Below is the Perl script which used to get a listing of files from google with the help of LWP::UserAgent module in order to handle web task.

—————Perl Script with LWP::UserAgent————-
use LWP::UserAgent;
use HTML::Parse;
$site = @ARGV[0];
$filetype = @ARGV[1];
$searchurl =”$site+filetype%3A$filetype”;
$useragent = new LWP::UserAgent;
$useragent->agent(‘Mozilla/4.0 (compatible; MSIE 5.0; Windows 95)’);
$request =HTTP::Request->new(‘GET’);
$response = $useragent->request($request);
$body = $response->content;
$parsed = HTML::Parse::parse_html($body);
for (@{ $parsed->extract_links(qw(a)) })
($link) = @$_;
if ($link =~ m/url/)
print $link . “\n”;

Now Understand above Perl Scripting Objects,

For defining any interpreter we used Shebang every-time in any respective scripting language.

LWP (short for “Library for WWW in Perl”) is a popular group of Perl modules for accessing data on the Web.
The LWP::UserAgent is a class implementing a web user agent. LWP::UserAgent objects can be used to dispatch web requests. Click Here for full LWP::UserAgent Description.

The name of site goes into $site and type of file goes into $filetype.

The string in $searchurl is a simple Google Search, with the values in $site and $filetype plugged in, in the appropriate places.

Then comes the useragent part of scripting to know the google about browser agent identifier.

HTTP::Request is a class encapsulating HTTP style requests, consisting of a request line, some headers, and a content body. Understand the basic idea, about how the request we are handling with $request and $response objects.

Next we used (HTTP::Parse) Parse module to parse the content of $body out into something we

Then we put together a for loop to go through our lines, looking only for the links and , of those links, only the links of href variety, and discarding images and other links in which we are not interested.

See below, my screenshot of command line Perl script output :-

( hope you can understand the white patches on images 😛 )

Save above script as and type command as “./ website(url) filetype” for example “./ pdf” and you will get the result as above in jpg image.

Before going to next module of perl, we can used bit command line module as LWP::Simple, Here is the single command line: perl -MLWP::Simple -e “getprint ‘'”

Now there is another beauty in Perl known as WWW::Mechanize module, we can do nearly anything from this module that we can do from web browser with a person operating it.

WWW::Mechanize, or Mech for short, is a Perl module for stateful programmatic web browsing, used for automating interaction with websites.

Features include:

  • All HTTP methods
  • High-level hyperlink and HTML form support, without having to parse HTML yourself
  • SSL support
  • Automatic cookies
  • Custom HTTP headers
  • Automatic handling of redirection
  • Proxies
  • HTTP authentication

Mech supports performing a sequence of page fetches including following links and submitting forms. Each fetched page is parsed and its links and forms are extracted. A link or a form can be selected, form fields can be filled and the next page can be fetched. Mech also stores a history of the URLs you’ve visited, which can be queried and revisited.

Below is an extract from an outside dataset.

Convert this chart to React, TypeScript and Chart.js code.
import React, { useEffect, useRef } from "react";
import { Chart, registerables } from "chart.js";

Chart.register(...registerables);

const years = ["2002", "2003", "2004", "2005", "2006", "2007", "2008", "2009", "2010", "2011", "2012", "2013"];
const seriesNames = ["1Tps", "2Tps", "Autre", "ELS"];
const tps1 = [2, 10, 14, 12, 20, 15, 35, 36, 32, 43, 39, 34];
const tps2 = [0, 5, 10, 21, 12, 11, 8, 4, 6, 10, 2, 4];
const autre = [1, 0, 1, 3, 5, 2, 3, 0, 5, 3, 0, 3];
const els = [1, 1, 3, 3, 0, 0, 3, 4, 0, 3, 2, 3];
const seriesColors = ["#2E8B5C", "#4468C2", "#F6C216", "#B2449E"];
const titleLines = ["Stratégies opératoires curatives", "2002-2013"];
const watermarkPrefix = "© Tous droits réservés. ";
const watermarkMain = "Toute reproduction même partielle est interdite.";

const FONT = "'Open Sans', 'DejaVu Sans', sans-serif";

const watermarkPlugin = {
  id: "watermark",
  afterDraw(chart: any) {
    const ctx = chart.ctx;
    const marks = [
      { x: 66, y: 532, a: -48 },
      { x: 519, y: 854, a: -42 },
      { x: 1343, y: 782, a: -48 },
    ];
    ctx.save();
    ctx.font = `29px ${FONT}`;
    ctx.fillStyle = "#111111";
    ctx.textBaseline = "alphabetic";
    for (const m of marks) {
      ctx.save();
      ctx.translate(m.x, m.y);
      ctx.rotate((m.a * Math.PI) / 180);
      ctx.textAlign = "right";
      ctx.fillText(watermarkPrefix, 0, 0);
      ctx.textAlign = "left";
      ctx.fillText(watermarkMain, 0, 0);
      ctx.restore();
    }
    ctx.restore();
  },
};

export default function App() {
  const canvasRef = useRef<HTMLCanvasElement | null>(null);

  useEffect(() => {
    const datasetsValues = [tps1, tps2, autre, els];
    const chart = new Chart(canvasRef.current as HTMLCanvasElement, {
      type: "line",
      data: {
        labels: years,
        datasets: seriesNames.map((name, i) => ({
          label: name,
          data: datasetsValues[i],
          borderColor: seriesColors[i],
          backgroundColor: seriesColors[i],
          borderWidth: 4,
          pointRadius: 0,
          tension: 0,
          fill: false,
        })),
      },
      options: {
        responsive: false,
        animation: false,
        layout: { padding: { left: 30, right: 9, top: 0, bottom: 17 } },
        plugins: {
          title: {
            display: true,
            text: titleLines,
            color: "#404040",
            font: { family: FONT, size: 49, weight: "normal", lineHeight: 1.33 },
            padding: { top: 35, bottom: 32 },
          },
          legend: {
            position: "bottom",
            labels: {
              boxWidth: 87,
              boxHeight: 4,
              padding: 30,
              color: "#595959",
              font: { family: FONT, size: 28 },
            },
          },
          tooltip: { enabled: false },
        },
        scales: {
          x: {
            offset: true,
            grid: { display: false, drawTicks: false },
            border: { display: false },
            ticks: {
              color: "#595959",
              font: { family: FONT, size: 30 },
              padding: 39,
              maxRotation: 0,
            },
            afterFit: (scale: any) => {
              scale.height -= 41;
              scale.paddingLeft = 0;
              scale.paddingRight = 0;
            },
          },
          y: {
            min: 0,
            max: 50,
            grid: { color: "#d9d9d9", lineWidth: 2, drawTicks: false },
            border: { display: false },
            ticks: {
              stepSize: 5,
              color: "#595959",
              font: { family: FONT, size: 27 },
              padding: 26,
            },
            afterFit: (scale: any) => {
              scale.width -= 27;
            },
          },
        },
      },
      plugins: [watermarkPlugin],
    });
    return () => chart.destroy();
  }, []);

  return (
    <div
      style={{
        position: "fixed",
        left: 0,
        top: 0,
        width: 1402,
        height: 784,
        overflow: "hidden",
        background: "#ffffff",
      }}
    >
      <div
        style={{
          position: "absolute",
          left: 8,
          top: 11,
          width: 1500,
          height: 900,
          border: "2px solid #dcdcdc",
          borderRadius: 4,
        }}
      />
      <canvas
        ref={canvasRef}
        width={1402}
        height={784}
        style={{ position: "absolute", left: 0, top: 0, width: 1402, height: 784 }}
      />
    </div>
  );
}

—————Perl Script with WWW::Mechanize————-


# Handy web browsing in a Perl object
use WWW::Mechanize;

# Name of the site, filetype, searchurl
$site = @ARGV[0];

$filetype = @ARGV[1];

# create mech as Handler
$mech = WWW::Mechanize->new();

# Sets user agent string to the expanded version from a table of actual user strings
$mech->agent_alias(‘Windows Mozilla’);

# Page Fetching Method

@links = $mech->find_all_links(url_regex => qr/\d+.+\.$filetype$/);
for $link (@links) {
$url = $link->url_abs;
$filename = $url;
$filename =~ s[.*/][];
print “downloading $url\n”;
$mech->get($url, ‘:content_file’ => $filename);}

Well we already tag comment in above perl scripting. For more Detail those who want to learn – can read Coding for Penetration Tester : Building Better Tools

Here is the video that will give you idea about wireshark with browser query

note: The google search used in above script is not the approved way to talk to google with automation. If you are not careful and abuse this type of connection, Google will get confused and ban your IP address. Google has helpfully documented the proper way for us, and we should really be using that. This is bit out of scope for what we are doing here, but documentation will get us there for constructing our queries in the approved manner.